• _SET EXERCISE_:
Count how many lines mention the word "picture". Write that number alone.

• _GIVEN DATA_:

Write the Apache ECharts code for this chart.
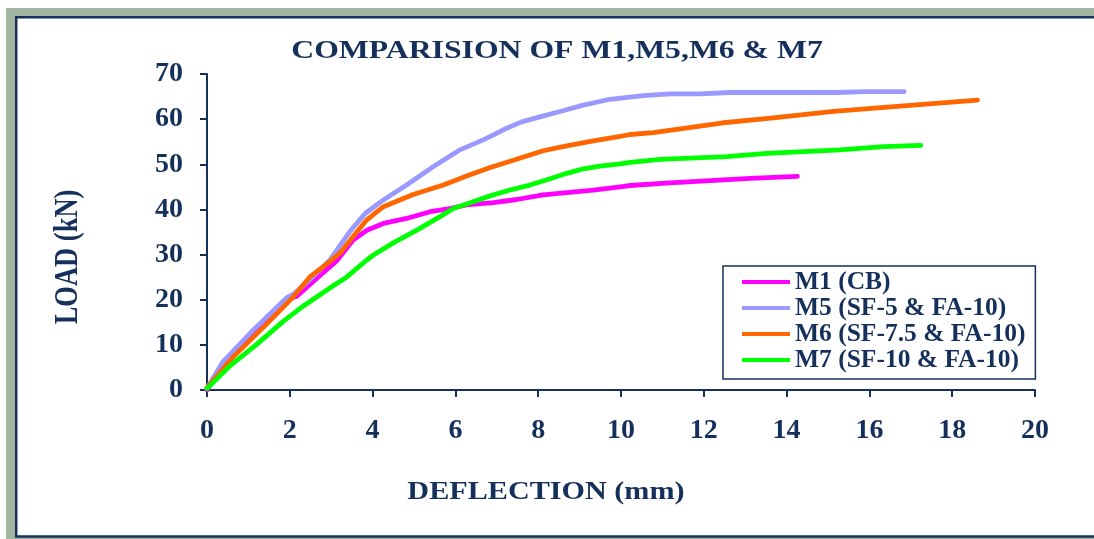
<!DOCTYPE html>
<html>
<head>
<meta charset="utf-8">
<script src="https://cdn.jsdelivr.net/npm/echarts@6/dist/echarts.min.js"></script>
<style>
html,body{margin:0;padding:0;background:#ffffff;overflow:hidden;}
#chart{width:1094px;height:539px;}
</style>
</head>
<body>
<div id="chart"></div>
<script>
// ---- data (deflection mm, load kN) ----
const titleText = 'COMPARISION OF M1,M5,M6 & M7';
const xName = 'DEFLECTION (mm)';
const yName = 'LOAD (kN)';
const seriesNames = ['M1 (CB)', 'M5 (SF-5 & FA-10)', 'M6 (SF-7.5 & FA-10)', 'M7 (SF-10 & FA-10)'];
const seriesColors = ['#ff00ff', '#9999ff', '#ff6600', '#00ff00'];
const xMin = 0, xMax = 20, xStep = 2;
const yMin = 0, yMax = 70, yStep = 10;

const m1 = [[0,0],[0.4,5.6],[1.12,13.0],[1.9,20.0],[2.17,20.8],[2.6,24.3],[3.13,28.6],[3.53,33.2],[3.86,35.4],[4.26,36.9],[4.82,38.0],[5.39,39.5],[5.87,40.2],[6.27,41.0],[6.92,41.5],[7.48,42.2],[8.12,43.2],[8.69,43.7],[9.33,44.3],[9.98,45.0],[10.22,45.3],[11.18,45.9],[12.15,46.4],[13.12,46.9],[14.26,47.3]];
const m5 = [[0,0.4],[0.39,6.3],[1.12,13.3],[1.92,20.4],[2.1,21.3],[2.49,24.5],[2.97,28.8],[3.45,35.1],[3.82,39.1],[4.26,42.1],[4.82,45.4],[5.47,49.5],[6.11,53.2],[6.67,55.4],[6.92,56.5],[7.24,58.0],[7.60,59.4],[8.04,60.5],[8.53,61.7],[9.09,63.1],[9.73,64.4],[10.54,65.2],[11.18,65.6],[11.91,65.6],[12.63,65.9],[13.52,65.9],[15.21,65.9],[15.93,66.1],[16.84,66.1]];
const m6 = [[0,0.5],[0.64,7.4],[1.44,14.6],[2.09,20.7],[2.49,25.1],[2.89,27.9],[3.21,30.3],[3.53,34.0],[3.86,37.7],[4.26,40.6],[4.98,43.3],[5.71,45.4],[6.27,47.4],[6.84,49.3],[7.40,50.9],[8.12,53.0],[8.69,54.1],[9.33,55.2],[9.98,56.2],[10.22,56.6],[10.78,57.0],[12.47,59.2],[13.68,60.3],[15.13,61.7],[16.90,63.0],[18.61,64.2]];
const m7 = [[0,0.3],[0.56,5.4],[1.2,10.1],[1.84,15.2],[2.25,18.1],[2.65,20.6],[3.05,23.1],[3.37,25.0],[3.86,28.8],[4.02,29.9],[4.50,32.6],[5.07,35.4],[5.63,38.4],[5.95,40.2],[6.27,41.2],[6.84,43.0],[7.32,44.3],[7.80,45.4],[8.29,46.8],[8.69,48.0],[9.09,49.0],[9.49,49.6],[9.98,50.1],[10.22,50.4],[10.94,51.1],[12.55,51.7],[13.52,52.4],[15.29,53.2],[16.34,53.9],[17.24,54.2]];
const seriesData = [m1, m5, m6, m7];

const navy = '#15305b';
const serif = '"Liberation Serif", "Times New Roman", serif';

const chart = echarts.init(document.getElementById('chart'), null, {renderer: 'canvas', width: 1094, height: 539});
chart.setOption({
  animation: false,
  backgroundColor: '#ffffff',
  graphic: [
    {type: 'rect', z: -10, silent: true, shape: {x: 6, y: 8, width: 1088, height: 531}, style: {fill: '#a2b5a1'}},
    {type: 'rect', z: -9, silent: true, shape: {x: 16, y: 17, width: 1078, height: 520}, style: {fill: '#ffffff'}},
    {type: 'polyline', z: -8, silent: true, shape: {points: [[1094, 17.2], [16.2, 17.2], [16.2, 536.5], [1094, 536.5]]}, style: {stroke: navy, lineWidth: 2.5, fill: null}},
    {type: 'text', z: 10, x: 557, y: 51, scaleX: 1.22, style: {text: titleText, fill: navy, font: 'bold 26px ' + serif, textAlign: 'center', textVerticalAlign: 'middle'}},
    {type: 'text', z: 10, x: 546, y: 492, scaleX: 1.16, style: {text: xName, fill: navy, font: 'bold 26px ' + serif, textAlign: 'center', textVerticalAlign: 'middle'}},
    {type: 'text', z: 10, x: 68, y: 257, rotation: Math.PI / 2, scaleY: 1.25, style: {text: yName, fill: navy, font: 'bold 26.5px ' + serif, textAlign: 'center', textVerticalAlign: 'middle'}}
  ],
  legend: {
    orient: 'vertical',
    left: 723, top: 266,
    data: seriesNames,
    icon: 'rect',
    itemWidth: 48, itemHeight: 4, itemGap: 0,
    padding: [3, 10, 6, 19],
    backgroundColor: '#ffffff',
    borderColor: navy, borderWidth: 1.5,
    textStyle: {color: navy, fontFamily: serif, fontWeight: 'bold', fontSize: 25.5, lineHeight: 24}
  },
  grid: {left: 207, right: 59, top: 74, bottom: 149, containLabel: false},
  xAxis: {
    type: 'value', min: xMin, max: xMax, interval: xStep,
    axisLine: {show: true, lineStyle: {color: navy, width: 2}},
    axisTick: {show: true, inside: false, length: 7, lineStyle: {color: navy, width: 2}},
    axisLabel: {color: navy, fontFamily: serif, fontWeight: 'bold', fontSize: 28, margin: 27},
    splitLine: {show: false}
  },
  yAxis: {
    type: 'value', min: yMin, max: yMax, interval: yStep,
    axisLine: {show: true, lineStyle: {color: navy, width: 2}},
    axisTick: {show: true, inside: false, length: 7, lineStyle: {color: navy, width: 2}},
    axisLabel: {color: navy, fontFamily: serif, fontWeight: 'bold', fontSize: 28, margin: 24},
    splitLine: {show: false}
  },
  series: seriesNames.map((n, i) => ({
    name: n, type: 'line', data: seriesData[i],
    showSymbol: false, symbol: 'none',
    lineStyle: {color: seriesColors[i], width: 4.8, cap: 'round', join: 'round'},
    itemStyle: {color: seriesColors[i]}
  }))
});
</script>
</body>
</html>
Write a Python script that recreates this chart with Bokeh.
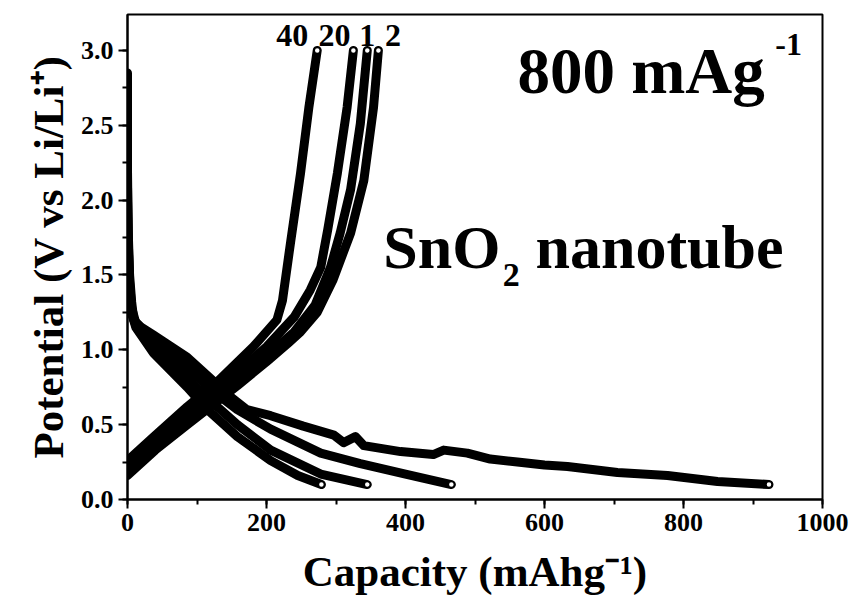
from bokeh.plotting import figure
from bokeh.models import Label, FixedTicker, CustomJSTickFormatter
from bokeh.embed import file_html
from bokeh.resources import INLINE

# ---- data ----
dis1_cap = [0, 0, 1, 3, 6, 9, 20, 37, 86, 124, 150, 172, 206, 253, 297, 311, 328, 340, 393, 440, 455, 489, 522, 561, 600, 633, 705, 777, 849, 923]
dis1_v = [2.85, 2.2, 1.8, 1.5, 1.32, 1.2, 1.15, 1.10, 0.95, 0.79, 0.68, 0.60, 0.56, 0.49, 0.43, 0.38, 0.42, 0.36, 0.32, 0.30, 0.33, 0.31, 0.27, 0.25, 0.23, 0.22, 0.18, 0.16, 0.12, 0.10]

dis2_cap = [0, 0, 1, 3, 6, 12, 37, 86, 124, 158, 206, 278, 335, 400, 466]
dis2_v = [2.7, 2.1, 1.75, 1.45, 1.28, 1.18, 1.06, 0.88, 0.72, 0.60, 0.47, 0.31, 0.24, 0.17, 0.10]

dis20_cap = [0, 0, 1, 3, 6, 12, 37, 86, 124, 158, 206, 278, 345]
dis20_v = [2.6, 2.0, 1.7, 1.42, 1.26, 1.16, 1.02, 0.81, 0.64, 0.50, 0.33, 0.17, 0.10]

dis40_cap = [0, 0, 1, 3, 6, 12, 37, 86, 115, 158, 206, 245, 279]
dis40_v = [2.5, 1.9, 1.6, 1.35, 1.24, 1.15, 0.98, 0.75, 0.60, 0.42, 0.26, 0.16, 0.10]

chg1_cap = [0, 40, 86, 158, 200, 240, 270, 292, 306, 321, 335, 345]
chg1_v = [0.18, 0.35, 0.53, 0.80, 0.96, 1.12, 1.30, 1.55, 1.78, 2.07, 2.51, 3.0]

chg2_cap = [0, 40, 86, 158, 200, 230, 249, 273, 296, 321, 340, 354, 361]
chg2_v = [0.16, 0.33, 0.50, 0.76, 0.92, 1.04, 1.12, 1.25, 1.47, 1.78, 2.13, 2.62, 3.0]

chg20_cap = [0, 40, 86, 158, 200, 240, 263, 278, 288, 302, 316, 325]
chg20_v = [0.22, 0.38, 0.57, 0.85, 1.02, 1.22, 1.40, 1.55, 1.80, 2.18, 2.62, 3.0]

chg40_cap = [0, 38, 86, 130, 181, 215, 223, 235, 249, 261, 273]
chg40_v = [0.26, 0.42, 0.62, 0.79, 1.02, 1.20, 1.33, 1.73, 2.18, 2.62, 3.0]

cycle_labels = ["40", "20", "1", "2"]
cycle_label_x = [237, 298, 345, 382]

x_ticks = [0, 200, 400, 600, 800, 1000]
y_ticks = [0.0, 0.5, 1.0, 1.5, 2.0, 2.5, 3.0]

FONT = "Liberation Serif"

p = figure(width=853, height=597, output_backend="svg", toolbar_location=None,
           x_range=(0, 1000), y_range=(0, 3.24),
           min_border_left=127, min_border_right=31, min_border_top=14, min_border_bottom=97)
p.background_fill_color = "white"
p.border_fill_color = "white"
p.grid.visible = False
p.outline_line_color = "black"
p.outline_line_width = 2
p.outline_line_alpha = 1.0

curves = [(dis1_cap, dis1_v), (dis2_cap, dis2_v), (dis20_cap, dis20_v), (dis40_cap, dis40_v),
          (chg1_cap, chg1_v), (chg2_cap, chg2_v), (chg20_cap, chg20_v), (chg40_cap, chg40_v)]
for xs, ys in curves:
    p.line(xs, ys, line_color="black", line_width=9, line_join="round", line_cap="round")
for xs, ys in curves:
    p.scatter([xs[-1]], [ys[-1]], marker="circle", size=6, fill_color="white",
              line_color="black", line_width=1.5)

# axes
for ax in (p.xaxis[0], p.yaxis[0]):
    ax.axis_line_width = 2
    ax.major_tick_line_width = 2
    ax.minor_tick_line_width = 2
    ax.major_tick_out = 9
    ax.major_tick_in = 0
    ax.minor_tick_out = 5
    ax.minor_tick_in = 0
    ax.major_label_text_font = FONT
    ax.major_label_text_font_style = "bold"
    ax.major_label_text_font_size = "26px"
    ax.major_label_text_color = "black"
    ax.axis_label_text_font = FONT
    ax.axis_label_text_font_style = "bold"
    ax.axis_label_text_font_size = "43px"
    ax.axis_label_text_color = "black"

p.xaxis.ticker = FixedTicker(ticks=x_ticks, minor_ticks=list(range(0, 1001, 100)))
p.yaxis.ticker = FixedTicker(ticks=y_ticks, minor_ticks=[i * 0.25 for i in range(0, 14)])
p.yaxis.formatter = CustomJSTickFormatter(code="return tick.toFixed(1);")
p.xaxis.axis_label = "Capacity (mAhg\u207b\u00b9)"
p.yaxis.axis_label = "Potential (V vs Li/Li\u207a)"
p.xaxis.axis_label_standoff = 14
p.yaxis.axis_label_standoff = 6
p.xaxis.major_label_standoff = 5
p.yaxis.major_label_standoff = 5

# annotations
for t, xv in zip(cycle_labels, cycle_label_x):
    p.add_layout(Label(x=xv, y=3.10, text=t, text_font=FONT, text_font_style="bold",
                       text_font_size="32px", text_align="center", text_baseline="alphabetic",
                       text_color="black"))

p.add_layout(Label(x=561, y=2.86, text="800 mAg", text_font=FONT, text_font_style="bold",
                   text_font_size="65px", text_baseline="alphabetic", text_color="black"))
p.add_layout(Label(x=932, y=3.04, text="-1", text_font=FONT, text_font_style="bold",
                   text_font_size="32px", text_baseline="alphabetic", text_color="black"))
p.add_layout(Label(x=368, y=1.69, text="SnO", text_font=FONT, text_font_style="bold",
                   text_font_size="62px", text_baseline="alphabetic", text_color="black"))
p.add_layout(Label(x=540, y=1.50, text="2", text_font=FONT, text_font_style="bold",
                   text_font_size="34px", text_baseline="alphabetic", text_color="black"))
p.add_layout(Label(x=587, y=1.69, text="nanotube", text_font=FONT, text_font_style="bold",
                   text_font_size="62px", text_baseline="alphabetic", text_color="black"))

open("out.html", "w").write(file_html(p, INLINE))
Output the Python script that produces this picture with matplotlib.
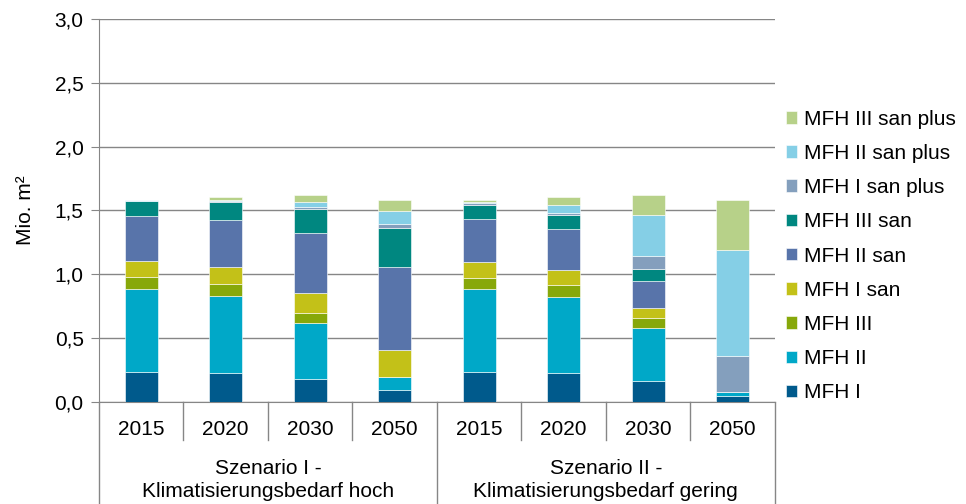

• _PROBLEM SOLUTION_:
1